Good morning. If you’ve moved in church circles as long as I have, you will know that few things annoy the congregation more than having to sing a hymn to the wrong tune. They stand, ready to belt out ‘O for a thousand tongues’—but then the organ plays something completely different, and everything is ruined. Emails of complaint will be fired off later, from saddened and disappointed worshippers.
It’s easy to poke fun at people’s reluctance to change, even if that change is in fact an improvement. I always deeply resent carrier updates to my phone, for example. But there really is some alchemy that happens when the right hymn tune is paired with the right words, even in thoroughly secular settings. It’s impossible to imagine a rugby crowd singing ‘Guide me O thou Great redeemer’ to anything other than Cwm Rhondda; or an FA cup final with ‘Abide With Me’ sung to a new tune composed specially for the occasion.

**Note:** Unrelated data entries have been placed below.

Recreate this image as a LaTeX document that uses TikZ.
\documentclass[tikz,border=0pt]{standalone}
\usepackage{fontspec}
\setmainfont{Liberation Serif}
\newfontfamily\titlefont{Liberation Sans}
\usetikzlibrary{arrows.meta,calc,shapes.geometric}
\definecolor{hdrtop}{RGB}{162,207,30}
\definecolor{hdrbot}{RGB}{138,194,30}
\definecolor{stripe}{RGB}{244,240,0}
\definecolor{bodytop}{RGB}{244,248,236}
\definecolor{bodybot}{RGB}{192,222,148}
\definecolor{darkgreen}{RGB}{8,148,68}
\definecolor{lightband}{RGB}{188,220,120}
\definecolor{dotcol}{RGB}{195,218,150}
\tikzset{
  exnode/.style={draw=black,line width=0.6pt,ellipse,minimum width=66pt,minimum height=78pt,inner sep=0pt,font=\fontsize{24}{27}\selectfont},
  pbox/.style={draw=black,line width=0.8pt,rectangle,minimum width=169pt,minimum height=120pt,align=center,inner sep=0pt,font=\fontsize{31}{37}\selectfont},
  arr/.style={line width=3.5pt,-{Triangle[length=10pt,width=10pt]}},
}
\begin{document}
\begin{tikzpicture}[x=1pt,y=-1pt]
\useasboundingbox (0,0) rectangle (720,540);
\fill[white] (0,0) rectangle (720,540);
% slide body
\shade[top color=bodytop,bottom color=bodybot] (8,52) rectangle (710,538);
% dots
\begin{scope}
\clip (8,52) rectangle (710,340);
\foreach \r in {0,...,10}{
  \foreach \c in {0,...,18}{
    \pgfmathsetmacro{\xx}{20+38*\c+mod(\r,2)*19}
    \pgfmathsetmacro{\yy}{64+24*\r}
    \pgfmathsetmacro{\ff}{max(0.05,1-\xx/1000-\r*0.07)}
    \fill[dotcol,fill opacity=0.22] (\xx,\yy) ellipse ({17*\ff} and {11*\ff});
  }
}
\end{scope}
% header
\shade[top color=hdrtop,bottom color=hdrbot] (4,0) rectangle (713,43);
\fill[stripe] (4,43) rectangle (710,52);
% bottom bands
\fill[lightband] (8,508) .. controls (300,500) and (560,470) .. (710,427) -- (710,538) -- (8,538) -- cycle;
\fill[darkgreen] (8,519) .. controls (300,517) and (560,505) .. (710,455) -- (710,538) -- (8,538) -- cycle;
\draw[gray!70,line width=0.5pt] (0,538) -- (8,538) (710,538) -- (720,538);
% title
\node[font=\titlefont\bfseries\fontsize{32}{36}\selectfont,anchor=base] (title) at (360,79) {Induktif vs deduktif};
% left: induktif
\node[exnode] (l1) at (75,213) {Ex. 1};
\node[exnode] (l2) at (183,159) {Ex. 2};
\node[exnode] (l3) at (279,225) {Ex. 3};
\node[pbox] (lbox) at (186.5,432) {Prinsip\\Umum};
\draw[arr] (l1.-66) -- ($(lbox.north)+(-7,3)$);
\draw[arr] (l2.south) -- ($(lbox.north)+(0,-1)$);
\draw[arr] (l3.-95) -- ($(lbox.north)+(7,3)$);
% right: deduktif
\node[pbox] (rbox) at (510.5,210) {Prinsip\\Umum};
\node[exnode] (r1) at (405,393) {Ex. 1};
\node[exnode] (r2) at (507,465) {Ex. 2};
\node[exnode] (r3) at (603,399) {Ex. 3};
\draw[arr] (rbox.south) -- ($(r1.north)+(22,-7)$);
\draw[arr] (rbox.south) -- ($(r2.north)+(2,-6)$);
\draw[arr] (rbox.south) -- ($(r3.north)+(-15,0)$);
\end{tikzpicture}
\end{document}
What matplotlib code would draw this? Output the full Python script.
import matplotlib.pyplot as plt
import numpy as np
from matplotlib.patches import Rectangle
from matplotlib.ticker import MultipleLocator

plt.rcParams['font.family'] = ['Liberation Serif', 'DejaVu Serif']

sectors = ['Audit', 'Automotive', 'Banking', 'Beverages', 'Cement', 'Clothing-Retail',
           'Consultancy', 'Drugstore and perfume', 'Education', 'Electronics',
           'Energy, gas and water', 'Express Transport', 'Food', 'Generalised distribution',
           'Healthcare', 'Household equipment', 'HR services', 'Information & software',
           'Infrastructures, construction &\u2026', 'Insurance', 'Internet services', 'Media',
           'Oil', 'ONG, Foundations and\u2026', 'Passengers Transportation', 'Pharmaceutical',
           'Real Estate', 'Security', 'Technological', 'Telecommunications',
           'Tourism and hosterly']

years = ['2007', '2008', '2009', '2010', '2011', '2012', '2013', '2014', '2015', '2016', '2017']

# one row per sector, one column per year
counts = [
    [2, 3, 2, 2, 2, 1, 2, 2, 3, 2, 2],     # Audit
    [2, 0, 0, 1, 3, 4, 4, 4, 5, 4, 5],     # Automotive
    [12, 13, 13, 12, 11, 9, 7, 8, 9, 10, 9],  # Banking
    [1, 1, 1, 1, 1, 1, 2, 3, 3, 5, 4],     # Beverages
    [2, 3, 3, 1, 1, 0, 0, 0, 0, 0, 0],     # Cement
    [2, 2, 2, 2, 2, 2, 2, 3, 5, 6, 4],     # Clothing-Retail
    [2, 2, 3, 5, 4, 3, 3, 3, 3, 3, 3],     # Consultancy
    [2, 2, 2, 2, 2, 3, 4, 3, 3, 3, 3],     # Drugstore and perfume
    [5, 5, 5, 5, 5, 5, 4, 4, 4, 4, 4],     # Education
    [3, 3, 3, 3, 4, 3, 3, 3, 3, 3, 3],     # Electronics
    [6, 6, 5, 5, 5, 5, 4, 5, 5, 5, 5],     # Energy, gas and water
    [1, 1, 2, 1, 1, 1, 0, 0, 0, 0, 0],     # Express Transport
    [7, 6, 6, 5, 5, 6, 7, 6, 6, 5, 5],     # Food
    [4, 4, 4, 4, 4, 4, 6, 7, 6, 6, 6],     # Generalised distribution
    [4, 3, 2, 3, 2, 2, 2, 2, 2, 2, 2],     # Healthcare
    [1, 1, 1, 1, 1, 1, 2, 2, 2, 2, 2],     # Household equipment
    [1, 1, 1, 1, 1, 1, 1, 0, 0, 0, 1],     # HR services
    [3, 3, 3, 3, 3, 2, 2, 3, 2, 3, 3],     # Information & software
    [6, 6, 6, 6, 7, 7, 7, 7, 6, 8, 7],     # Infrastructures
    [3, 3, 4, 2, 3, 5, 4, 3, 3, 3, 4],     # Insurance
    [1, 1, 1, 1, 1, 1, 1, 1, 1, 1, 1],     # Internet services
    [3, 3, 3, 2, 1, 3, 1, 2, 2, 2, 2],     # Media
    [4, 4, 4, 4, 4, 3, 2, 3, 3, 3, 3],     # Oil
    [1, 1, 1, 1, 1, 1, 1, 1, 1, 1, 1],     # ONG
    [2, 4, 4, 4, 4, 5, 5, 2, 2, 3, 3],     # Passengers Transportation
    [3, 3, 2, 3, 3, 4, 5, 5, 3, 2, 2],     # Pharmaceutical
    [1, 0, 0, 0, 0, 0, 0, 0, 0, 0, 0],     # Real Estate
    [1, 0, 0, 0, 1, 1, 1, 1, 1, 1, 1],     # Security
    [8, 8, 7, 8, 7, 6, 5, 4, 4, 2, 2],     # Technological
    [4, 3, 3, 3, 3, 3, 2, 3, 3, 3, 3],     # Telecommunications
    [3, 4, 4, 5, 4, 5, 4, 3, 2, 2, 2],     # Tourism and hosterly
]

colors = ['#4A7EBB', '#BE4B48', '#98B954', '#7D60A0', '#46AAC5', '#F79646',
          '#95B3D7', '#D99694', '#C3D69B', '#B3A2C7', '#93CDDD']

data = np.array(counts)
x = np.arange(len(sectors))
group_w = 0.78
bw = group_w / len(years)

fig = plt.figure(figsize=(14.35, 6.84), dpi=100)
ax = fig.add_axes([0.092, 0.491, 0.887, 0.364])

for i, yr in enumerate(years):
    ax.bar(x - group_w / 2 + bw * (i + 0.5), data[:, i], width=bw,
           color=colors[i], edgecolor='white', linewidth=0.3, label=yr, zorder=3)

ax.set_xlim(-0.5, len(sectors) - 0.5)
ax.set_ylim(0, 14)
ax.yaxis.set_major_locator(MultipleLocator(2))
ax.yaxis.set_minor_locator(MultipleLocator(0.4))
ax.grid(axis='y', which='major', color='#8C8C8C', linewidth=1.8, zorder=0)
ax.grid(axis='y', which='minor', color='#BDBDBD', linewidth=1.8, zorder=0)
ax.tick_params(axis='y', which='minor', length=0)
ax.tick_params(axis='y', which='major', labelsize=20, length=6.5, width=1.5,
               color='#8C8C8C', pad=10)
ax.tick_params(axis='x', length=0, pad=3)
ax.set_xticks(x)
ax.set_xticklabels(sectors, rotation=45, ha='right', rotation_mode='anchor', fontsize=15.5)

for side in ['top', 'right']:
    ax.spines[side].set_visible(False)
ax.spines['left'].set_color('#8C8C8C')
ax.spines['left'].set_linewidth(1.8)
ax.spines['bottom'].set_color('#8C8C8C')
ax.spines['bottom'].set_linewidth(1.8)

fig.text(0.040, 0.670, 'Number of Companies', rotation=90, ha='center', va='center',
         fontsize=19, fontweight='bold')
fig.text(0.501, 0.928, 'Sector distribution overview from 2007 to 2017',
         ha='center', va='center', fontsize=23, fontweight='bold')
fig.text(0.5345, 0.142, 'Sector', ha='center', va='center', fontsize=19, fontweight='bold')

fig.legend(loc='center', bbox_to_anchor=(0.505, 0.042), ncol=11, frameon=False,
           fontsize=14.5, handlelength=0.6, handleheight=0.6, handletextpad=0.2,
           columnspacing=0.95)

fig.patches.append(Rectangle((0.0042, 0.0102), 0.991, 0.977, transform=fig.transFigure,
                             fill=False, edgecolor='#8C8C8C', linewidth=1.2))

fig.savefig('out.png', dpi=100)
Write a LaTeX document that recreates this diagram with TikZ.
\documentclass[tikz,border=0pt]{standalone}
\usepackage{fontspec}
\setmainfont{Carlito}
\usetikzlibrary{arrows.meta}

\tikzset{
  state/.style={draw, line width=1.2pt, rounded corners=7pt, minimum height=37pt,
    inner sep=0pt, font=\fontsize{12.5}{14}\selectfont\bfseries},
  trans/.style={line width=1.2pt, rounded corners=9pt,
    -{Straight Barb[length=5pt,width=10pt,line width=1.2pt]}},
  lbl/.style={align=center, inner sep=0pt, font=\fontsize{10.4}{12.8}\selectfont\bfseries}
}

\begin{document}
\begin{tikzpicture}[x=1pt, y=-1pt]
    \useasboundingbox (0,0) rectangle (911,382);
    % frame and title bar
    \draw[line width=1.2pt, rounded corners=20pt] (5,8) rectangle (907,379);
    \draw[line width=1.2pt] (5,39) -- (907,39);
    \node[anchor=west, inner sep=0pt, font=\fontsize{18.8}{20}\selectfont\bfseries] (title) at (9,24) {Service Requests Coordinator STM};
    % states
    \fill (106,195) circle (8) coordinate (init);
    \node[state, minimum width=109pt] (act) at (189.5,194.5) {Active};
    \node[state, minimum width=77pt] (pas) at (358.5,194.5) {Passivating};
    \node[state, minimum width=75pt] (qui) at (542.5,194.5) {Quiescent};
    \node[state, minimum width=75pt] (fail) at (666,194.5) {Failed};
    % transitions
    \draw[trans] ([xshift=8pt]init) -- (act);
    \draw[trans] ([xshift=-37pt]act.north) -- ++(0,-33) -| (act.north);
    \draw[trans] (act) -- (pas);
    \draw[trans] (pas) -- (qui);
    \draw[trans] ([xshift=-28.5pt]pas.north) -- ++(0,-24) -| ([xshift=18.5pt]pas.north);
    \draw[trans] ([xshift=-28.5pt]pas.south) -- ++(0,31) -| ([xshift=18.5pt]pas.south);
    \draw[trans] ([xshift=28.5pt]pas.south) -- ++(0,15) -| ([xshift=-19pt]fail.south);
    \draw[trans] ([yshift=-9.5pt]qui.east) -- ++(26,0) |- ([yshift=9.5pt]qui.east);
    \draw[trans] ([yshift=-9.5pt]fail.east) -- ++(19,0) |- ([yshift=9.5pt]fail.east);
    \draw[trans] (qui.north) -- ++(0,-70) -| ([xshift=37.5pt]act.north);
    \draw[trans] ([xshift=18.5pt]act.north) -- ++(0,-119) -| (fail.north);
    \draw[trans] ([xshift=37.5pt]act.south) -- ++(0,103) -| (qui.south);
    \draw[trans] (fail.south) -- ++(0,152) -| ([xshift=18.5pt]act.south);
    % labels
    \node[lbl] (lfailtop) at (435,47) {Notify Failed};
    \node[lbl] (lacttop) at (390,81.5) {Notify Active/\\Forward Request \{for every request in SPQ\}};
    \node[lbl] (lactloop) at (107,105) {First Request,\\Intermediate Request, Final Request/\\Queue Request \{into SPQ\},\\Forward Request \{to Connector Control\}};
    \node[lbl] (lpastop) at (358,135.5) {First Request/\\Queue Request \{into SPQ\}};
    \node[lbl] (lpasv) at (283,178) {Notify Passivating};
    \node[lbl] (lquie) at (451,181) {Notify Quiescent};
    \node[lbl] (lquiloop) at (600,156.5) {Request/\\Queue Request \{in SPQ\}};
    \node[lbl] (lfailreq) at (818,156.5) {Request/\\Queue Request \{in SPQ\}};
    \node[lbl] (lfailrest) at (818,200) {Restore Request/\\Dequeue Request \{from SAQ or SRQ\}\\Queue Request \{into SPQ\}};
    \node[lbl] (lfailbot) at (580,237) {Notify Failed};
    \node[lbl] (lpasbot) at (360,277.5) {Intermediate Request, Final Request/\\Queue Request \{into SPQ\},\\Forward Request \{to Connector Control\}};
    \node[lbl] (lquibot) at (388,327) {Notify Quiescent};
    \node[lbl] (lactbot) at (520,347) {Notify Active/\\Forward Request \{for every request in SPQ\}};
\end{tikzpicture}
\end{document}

There’s something about hymn singing that bypasses the intellect. This is not to say it’s a mindless activity, more that when the rational mind balks at all the problems, the words and music together take a short cut to the heart. The hair on the back of our necks prickles. We feel ourselves welling up. And we may find that against all the odds, we believe what we are singing.
Hold thou thy cross before my closing eyes.
Shine through the gloom and point me to the skies.
Heaven's morning breaks and earth's vain shadows flee;
in life, in death, O Lord, abide with me. Amen.